Unlimited Access (Marvel/DC) #1

 Posted: 2004
 Staff: Al Sjoerdsma (E-Mail)

Background

What do you do when you are Marvel and DC and you want to put out a series of comics combining your various heroes? Well, you introduce a character named Access who is in charge of keeping the two comic book universes separate and then you sit back and watch him scamper around trying to prevent the heroes of the different universes from meeting only to fail repeatedly since the purpose of the book is... to have the heroes of the different universes meet... repeatedly. Included, among the bunch is, your friendly neighborhood Spider-Man.

Story 'The Crossing!'

Access is Axel Asher, a young man who inhabits the Marvel Universe and apparently attends Empire State University. At least his girlfriend, Ming Kuo-Fan, does. Axel believes that he is in love with her, though he has had a few dates with a young woman in the DC universe as well. (Jeez, talk about your ultimate adolescent fantasy. No embarassing accidental encounters when your girlfriends are universes apart.) Ming thinks Axel's repeated disappearances are as a result of another woman so Axel confesses to her that he is, in fact, the guardian of two super-hero universes. This conversation is interrupted by... guess what?... an encounter between super-beings from two universes. Axel whisks Ming to safely, changes to his Access duds (which make him look a bit like Alan Moore's Marvelman) and tries to help out Spider-Man in his battle with the tag-team partnership of Marvel's Juggernaut and DC's Mantis. (Not to be confused with Marvel's Mantis; the former Avenger who married a plant in the form of the Swordsman.)

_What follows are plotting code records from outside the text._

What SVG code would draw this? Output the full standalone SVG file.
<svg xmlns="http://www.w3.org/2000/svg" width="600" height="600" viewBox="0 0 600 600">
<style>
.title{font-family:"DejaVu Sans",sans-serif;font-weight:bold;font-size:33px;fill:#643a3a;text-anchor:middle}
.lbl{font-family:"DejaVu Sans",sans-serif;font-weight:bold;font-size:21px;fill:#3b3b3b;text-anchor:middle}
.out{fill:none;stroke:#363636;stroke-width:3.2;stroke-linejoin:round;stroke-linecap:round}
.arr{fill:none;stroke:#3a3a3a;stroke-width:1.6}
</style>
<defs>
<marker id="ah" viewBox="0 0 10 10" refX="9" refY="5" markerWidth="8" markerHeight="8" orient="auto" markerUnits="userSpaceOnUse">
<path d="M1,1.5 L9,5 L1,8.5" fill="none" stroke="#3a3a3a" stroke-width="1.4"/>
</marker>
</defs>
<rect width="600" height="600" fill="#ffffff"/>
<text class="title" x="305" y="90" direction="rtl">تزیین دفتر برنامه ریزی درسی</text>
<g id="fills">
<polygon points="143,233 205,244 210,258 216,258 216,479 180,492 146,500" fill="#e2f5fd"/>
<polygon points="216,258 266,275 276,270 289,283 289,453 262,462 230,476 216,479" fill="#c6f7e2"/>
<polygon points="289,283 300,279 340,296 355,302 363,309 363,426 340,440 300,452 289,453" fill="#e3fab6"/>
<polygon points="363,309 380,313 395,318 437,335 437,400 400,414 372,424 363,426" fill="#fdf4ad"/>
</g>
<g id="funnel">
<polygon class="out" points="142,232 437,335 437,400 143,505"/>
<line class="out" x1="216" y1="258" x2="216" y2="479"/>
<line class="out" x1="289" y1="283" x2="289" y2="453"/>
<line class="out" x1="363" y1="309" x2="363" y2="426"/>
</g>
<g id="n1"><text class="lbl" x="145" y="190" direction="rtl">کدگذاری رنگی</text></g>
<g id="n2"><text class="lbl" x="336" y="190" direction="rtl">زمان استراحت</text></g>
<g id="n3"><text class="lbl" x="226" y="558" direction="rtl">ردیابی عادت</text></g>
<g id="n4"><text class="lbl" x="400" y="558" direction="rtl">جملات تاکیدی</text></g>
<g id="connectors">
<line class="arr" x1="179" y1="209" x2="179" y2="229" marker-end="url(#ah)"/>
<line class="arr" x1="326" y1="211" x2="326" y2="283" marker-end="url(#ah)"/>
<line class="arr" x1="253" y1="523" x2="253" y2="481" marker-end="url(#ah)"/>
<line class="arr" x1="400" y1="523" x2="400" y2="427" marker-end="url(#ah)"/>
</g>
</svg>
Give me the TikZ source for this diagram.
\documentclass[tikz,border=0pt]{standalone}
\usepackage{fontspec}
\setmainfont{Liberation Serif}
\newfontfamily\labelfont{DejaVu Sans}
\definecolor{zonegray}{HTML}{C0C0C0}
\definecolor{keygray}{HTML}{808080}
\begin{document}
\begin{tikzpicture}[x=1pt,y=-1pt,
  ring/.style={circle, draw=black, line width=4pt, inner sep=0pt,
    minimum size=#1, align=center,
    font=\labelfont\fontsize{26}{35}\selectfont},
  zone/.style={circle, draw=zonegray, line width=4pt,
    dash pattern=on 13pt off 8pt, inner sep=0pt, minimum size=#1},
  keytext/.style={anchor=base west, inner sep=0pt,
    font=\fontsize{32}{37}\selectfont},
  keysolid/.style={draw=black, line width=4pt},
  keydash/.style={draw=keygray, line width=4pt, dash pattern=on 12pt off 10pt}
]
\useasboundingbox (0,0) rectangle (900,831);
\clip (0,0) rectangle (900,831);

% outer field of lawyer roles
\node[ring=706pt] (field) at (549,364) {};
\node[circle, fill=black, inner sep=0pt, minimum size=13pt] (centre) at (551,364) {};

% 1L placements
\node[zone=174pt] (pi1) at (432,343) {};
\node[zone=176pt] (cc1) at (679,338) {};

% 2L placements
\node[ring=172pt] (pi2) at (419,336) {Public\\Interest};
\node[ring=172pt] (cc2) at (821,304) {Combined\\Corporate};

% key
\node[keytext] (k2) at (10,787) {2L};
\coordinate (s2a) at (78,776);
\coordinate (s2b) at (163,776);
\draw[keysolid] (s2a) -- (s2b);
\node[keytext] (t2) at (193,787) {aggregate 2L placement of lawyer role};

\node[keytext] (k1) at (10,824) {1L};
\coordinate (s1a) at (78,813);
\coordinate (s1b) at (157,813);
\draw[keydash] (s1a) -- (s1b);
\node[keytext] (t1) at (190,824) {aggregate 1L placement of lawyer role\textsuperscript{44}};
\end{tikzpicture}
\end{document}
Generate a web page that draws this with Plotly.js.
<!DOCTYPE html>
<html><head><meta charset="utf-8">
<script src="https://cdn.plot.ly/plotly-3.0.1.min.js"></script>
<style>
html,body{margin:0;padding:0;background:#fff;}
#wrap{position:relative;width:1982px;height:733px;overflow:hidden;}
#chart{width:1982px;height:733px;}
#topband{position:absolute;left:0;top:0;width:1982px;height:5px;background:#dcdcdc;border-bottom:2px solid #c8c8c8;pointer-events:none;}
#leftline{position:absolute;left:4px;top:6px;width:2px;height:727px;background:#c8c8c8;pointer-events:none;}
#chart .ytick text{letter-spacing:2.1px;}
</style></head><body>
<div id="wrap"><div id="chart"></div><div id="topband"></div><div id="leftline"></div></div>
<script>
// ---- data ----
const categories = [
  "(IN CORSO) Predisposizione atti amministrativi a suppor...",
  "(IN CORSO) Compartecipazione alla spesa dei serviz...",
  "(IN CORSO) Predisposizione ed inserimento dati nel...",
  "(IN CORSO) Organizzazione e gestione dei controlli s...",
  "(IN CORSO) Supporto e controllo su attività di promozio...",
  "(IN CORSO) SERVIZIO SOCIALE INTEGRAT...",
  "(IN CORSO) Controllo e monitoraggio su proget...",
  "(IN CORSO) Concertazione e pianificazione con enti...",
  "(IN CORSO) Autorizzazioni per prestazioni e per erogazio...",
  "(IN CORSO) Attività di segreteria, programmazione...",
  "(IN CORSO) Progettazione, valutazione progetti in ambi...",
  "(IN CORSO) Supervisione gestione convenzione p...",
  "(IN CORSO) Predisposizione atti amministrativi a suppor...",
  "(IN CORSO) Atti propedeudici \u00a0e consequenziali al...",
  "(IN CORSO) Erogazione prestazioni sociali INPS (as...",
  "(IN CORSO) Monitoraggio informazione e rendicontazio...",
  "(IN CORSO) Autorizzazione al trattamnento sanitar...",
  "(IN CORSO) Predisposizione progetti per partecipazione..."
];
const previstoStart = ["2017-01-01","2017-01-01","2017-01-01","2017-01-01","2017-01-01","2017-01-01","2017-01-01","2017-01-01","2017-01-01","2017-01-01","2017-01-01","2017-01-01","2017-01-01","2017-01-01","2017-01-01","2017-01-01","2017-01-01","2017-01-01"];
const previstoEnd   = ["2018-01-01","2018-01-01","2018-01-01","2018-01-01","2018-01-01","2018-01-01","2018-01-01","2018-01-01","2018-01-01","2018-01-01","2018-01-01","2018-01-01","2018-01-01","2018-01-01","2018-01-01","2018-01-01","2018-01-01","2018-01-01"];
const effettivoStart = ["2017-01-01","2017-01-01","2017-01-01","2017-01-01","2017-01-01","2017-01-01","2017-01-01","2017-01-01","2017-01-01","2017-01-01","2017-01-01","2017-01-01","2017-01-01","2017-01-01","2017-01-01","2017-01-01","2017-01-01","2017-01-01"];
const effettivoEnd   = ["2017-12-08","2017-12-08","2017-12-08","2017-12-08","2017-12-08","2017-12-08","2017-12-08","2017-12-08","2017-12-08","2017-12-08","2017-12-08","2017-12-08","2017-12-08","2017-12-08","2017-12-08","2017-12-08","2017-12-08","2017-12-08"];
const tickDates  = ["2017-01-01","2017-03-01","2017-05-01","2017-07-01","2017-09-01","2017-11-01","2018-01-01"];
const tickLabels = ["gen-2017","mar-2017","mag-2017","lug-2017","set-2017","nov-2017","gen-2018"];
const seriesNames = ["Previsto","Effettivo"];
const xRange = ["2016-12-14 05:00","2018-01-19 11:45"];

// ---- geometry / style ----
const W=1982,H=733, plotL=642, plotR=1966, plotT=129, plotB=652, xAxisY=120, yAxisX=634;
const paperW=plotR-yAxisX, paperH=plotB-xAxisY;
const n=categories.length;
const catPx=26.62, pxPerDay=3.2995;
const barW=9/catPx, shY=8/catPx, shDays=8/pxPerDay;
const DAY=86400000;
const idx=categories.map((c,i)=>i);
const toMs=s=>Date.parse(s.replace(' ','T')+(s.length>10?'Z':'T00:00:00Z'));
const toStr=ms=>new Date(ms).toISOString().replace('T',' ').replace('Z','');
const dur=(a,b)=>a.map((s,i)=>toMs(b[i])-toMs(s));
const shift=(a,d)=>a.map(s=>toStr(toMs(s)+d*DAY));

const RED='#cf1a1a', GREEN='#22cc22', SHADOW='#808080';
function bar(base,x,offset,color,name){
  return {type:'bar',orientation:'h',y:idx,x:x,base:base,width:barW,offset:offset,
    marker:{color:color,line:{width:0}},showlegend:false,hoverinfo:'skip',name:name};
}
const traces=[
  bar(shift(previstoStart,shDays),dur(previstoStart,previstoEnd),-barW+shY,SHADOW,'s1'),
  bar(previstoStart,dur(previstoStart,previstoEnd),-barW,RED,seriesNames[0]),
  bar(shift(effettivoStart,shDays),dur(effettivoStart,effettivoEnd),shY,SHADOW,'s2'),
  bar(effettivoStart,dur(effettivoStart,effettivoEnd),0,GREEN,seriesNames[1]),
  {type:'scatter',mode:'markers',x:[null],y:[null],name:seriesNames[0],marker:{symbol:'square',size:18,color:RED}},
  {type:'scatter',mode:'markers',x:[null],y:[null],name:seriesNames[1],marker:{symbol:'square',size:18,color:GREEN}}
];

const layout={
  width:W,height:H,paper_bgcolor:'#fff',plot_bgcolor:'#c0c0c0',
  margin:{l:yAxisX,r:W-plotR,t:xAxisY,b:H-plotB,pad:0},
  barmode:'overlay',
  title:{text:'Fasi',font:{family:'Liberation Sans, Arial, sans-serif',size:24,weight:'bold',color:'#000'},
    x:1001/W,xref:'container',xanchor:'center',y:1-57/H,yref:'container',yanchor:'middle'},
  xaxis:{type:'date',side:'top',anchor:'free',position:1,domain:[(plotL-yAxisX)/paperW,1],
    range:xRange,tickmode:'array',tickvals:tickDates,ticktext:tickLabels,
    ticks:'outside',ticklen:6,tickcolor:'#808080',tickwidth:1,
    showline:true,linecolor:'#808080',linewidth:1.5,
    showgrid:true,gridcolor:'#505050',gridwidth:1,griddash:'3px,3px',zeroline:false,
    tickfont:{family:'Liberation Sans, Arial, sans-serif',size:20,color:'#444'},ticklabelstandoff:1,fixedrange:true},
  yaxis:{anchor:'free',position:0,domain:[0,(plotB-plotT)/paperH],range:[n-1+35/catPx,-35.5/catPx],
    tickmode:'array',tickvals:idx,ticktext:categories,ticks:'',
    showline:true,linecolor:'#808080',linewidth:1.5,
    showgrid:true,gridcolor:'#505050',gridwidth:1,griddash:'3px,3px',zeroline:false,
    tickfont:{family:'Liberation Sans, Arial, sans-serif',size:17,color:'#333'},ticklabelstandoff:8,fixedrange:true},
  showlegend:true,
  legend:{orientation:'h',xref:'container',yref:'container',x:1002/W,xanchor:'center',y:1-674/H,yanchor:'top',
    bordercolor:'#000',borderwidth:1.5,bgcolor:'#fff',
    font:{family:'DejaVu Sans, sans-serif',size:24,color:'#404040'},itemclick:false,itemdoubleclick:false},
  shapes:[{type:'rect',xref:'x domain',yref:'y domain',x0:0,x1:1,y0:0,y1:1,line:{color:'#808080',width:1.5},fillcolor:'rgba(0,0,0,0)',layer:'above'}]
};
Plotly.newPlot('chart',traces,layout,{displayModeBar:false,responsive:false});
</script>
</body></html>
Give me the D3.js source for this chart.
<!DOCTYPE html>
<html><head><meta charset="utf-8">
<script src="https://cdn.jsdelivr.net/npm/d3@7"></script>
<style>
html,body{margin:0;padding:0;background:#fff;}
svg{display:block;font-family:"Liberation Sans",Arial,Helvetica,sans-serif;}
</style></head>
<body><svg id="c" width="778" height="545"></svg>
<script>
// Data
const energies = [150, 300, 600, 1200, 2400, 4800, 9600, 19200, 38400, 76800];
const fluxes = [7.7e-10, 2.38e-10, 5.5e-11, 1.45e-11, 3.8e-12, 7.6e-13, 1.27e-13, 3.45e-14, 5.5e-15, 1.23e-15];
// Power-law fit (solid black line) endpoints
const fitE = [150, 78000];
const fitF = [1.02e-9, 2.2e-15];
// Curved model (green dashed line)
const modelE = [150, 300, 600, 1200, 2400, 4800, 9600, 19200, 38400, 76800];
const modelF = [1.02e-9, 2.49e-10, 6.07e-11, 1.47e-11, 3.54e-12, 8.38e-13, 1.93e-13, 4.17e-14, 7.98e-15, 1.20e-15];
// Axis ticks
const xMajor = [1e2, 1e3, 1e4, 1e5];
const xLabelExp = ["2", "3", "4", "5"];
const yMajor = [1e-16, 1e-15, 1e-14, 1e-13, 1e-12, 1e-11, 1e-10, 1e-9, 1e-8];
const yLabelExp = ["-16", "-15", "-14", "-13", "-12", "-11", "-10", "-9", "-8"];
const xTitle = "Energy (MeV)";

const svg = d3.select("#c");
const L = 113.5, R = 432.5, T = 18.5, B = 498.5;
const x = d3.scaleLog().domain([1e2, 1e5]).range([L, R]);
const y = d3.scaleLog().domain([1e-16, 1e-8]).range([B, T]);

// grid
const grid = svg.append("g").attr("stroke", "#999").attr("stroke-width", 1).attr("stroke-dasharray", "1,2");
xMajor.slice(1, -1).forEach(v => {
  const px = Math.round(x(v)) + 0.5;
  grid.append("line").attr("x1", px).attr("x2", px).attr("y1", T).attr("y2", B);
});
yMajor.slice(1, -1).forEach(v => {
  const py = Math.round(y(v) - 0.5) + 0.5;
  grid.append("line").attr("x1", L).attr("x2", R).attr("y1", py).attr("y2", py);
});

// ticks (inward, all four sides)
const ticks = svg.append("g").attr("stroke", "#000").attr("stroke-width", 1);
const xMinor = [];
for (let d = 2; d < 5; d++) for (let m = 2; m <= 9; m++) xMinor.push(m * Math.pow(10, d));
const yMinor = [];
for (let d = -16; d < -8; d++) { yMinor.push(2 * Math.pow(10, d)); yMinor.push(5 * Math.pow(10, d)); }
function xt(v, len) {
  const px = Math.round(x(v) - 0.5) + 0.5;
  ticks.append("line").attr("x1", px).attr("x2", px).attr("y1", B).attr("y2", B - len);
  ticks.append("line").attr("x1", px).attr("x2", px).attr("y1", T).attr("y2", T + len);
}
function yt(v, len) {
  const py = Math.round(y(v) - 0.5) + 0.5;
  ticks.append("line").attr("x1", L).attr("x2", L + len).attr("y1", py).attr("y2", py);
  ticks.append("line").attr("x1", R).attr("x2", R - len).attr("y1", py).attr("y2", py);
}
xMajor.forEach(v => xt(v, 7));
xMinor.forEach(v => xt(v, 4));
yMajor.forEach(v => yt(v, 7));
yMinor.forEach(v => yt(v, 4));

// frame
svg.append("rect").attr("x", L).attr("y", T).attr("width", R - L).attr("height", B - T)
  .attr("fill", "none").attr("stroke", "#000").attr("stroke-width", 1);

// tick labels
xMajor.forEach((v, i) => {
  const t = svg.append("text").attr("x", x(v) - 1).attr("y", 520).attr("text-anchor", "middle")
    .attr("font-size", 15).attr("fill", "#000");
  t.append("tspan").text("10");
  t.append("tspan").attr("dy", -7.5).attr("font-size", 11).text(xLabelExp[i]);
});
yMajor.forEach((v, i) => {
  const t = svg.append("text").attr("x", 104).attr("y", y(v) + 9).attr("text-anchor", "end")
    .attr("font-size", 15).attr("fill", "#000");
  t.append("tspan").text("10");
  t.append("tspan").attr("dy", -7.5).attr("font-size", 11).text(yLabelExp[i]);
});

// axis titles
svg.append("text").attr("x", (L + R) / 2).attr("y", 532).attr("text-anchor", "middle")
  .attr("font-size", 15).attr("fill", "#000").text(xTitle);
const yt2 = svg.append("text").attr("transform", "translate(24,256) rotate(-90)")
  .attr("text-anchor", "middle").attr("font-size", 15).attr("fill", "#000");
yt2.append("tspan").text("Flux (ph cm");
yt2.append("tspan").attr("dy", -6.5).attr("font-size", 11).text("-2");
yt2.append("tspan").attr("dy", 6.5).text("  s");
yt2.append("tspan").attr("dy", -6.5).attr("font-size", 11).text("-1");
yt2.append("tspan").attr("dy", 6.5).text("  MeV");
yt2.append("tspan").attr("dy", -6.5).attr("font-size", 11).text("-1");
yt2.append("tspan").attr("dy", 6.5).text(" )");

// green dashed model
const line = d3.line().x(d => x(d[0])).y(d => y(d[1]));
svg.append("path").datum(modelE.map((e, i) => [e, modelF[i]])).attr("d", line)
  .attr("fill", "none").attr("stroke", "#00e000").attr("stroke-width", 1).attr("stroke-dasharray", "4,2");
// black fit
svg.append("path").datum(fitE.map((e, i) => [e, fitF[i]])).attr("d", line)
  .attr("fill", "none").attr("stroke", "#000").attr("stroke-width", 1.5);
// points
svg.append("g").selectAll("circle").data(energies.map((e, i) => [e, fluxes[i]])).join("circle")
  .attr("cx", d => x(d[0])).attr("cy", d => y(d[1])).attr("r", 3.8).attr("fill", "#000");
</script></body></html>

The method Access uses to assist Spidey is to bring Wonder Woman from DC to help out. But, surprisingly, it is not the Wonder Woman of the present who shows up but one from an earlier time-line who has never met Axel. Spidey and Wonder Woman mop up on Mantis and Juggy (which means WW is a heck of a lot tougher than I ever thought she was) and a smitten wall-crawler is all set to wrestle the Amazon for the chance to temporarily use her magic lasso when a shout from Mary Jane Parker in the crowd ("Anyone seen my husband, Peter Parker? He's only married to a beautiful ex-model, so I bet he isn't drooling over Ms Amazon here like everyone else!") sends a chastised Spidey to the rooftops.

Access, meanwhile, continues his adventures, moving in time as well as space. He meets up with the savage Hulk from the past and Hal Jordan's Green Lantern. Another journey through his portal takes him to the old West and a visit with Jonah Hex and the Two-Gun Kid. In his final jaunt of the issue, he arrives in the Sentinal-dominated future familiar to X-Men buffs. Also there... DC's Legion of Super-Heroes.

General Comments

OK, first off, is this book worth reading if you are mostly a Spidey fan? Yes, but not for the story inside. Oh, it has some nice touches, no doubt about it. Karl Kesel can write a flowing, absorbing narrative. The first lines of the story nicely tie in the just published Spider-Man/Batman book to the Access storyline. Details like the ESU student wearing the football jersey that reads "Tiny" on the back and Peter and MJ eavesdropping on Axel and Ming's conversation are charming.

But the real reason to read this book is the art. If you've been wondering where Pat Olliffe and Al Williamson have gone lately, here is your answer. You can have your Manga influenced artists, your Keith Giffen-influenced "loose-drawing-hard-to-tell-what-it-is" artists. In my book, Olliffe and Williamson are the best artist team working in super-hero books today. They are certainly the best Spidey artists. Period. (Well, almost period. I just have to mention one panel from the best scene in the book, where the smitten Spidey sizes up Wonder Woman. The Amazon looms over Peter. If Spidey is about five foot-ten, then Diana is about seven feet even. She looks like she could pound the slight Spidey into paste. This is the way both these characters should look.)

So, there's some nice stuff, but what is the point of this book? To simply see characters from both universes together? Yes, it's fun to see Spidey team-up with Wonder Woman to battle evil (though I don't suppose anyone ever expressed a desire to see the wall-crawler battle Mantis from the New Gods continuity), yes, it's cool to see Jonah Hex with Two-Gun or Hal Jordan fighting Hulky, but is there a point to all of this? Some direction that makes this story worthwhile? Not so far there isn't.

Overall Rating

Four webs. Three webs for the story, five webs for the art.